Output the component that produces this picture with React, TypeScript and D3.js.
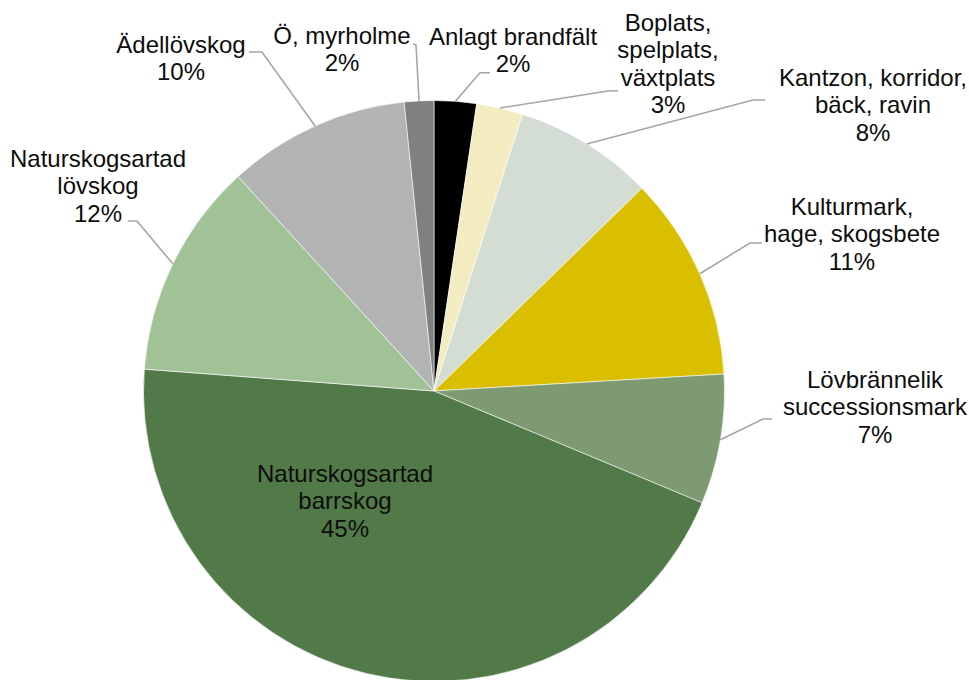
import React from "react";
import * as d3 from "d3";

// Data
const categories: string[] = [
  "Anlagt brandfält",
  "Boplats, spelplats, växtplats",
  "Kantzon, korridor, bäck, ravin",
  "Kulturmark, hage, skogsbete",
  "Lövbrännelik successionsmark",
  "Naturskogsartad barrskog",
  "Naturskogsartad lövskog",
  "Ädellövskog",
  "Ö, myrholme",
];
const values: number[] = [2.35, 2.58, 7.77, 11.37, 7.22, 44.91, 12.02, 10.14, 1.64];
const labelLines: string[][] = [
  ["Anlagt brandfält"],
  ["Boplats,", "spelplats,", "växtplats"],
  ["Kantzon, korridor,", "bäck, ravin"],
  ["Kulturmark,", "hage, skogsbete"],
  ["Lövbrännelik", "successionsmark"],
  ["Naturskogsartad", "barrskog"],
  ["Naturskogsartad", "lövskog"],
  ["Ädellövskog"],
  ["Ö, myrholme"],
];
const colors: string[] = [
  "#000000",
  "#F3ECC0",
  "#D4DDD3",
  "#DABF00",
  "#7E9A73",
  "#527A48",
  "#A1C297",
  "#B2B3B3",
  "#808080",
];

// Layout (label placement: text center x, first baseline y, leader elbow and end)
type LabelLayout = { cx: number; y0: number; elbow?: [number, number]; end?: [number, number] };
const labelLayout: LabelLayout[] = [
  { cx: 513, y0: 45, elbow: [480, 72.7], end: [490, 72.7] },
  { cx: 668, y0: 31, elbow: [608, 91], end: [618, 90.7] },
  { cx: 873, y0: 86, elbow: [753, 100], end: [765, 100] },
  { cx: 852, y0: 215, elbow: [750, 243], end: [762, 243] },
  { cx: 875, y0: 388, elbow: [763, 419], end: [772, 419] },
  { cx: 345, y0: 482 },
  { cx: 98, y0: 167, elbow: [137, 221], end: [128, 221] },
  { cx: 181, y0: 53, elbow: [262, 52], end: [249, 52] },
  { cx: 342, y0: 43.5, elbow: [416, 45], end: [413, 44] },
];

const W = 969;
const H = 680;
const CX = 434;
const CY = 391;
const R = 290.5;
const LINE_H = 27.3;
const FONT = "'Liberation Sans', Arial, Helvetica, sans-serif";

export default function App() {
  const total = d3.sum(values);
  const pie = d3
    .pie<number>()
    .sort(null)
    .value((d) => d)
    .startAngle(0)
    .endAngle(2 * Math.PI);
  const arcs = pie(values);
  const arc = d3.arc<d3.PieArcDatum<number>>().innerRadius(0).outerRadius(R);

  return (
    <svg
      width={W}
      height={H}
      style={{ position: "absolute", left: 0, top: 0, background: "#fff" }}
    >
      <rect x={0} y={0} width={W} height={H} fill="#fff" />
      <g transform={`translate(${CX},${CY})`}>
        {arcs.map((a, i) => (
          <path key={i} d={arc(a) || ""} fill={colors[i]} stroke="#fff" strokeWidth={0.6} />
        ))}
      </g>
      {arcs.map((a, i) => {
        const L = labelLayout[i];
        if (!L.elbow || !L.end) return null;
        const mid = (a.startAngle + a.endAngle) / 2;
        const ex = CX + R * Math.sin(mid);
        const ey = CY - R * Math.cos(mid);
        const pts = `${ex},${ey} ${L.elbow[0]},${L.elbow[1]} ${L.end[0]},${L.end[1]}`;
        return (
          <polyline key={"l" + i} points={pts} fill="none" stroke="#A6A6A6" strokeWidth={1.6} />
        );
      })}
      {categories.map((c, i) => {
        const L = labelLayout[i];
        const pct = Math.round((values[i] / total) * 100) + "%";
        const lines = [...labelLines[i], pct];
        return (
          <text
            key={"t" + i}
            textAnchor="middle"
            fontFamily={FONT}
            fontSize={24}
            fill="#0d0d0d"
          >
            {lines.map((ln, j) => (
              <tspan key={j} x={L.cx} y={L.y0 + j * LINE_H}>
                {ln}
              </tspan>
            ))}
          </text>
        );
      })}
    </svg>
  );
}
__________
▶ **WHAT THIS TASK INVOLVES**
Exactly as they appear, print the lines of the listing above from its first line through the line that contains "import * as", minus the pictures.

▶ **FINAL RESULT**
Output the component that produces this picture with React, TypeScript and D3.js.
import React from "react";
import * as d3 from "d3";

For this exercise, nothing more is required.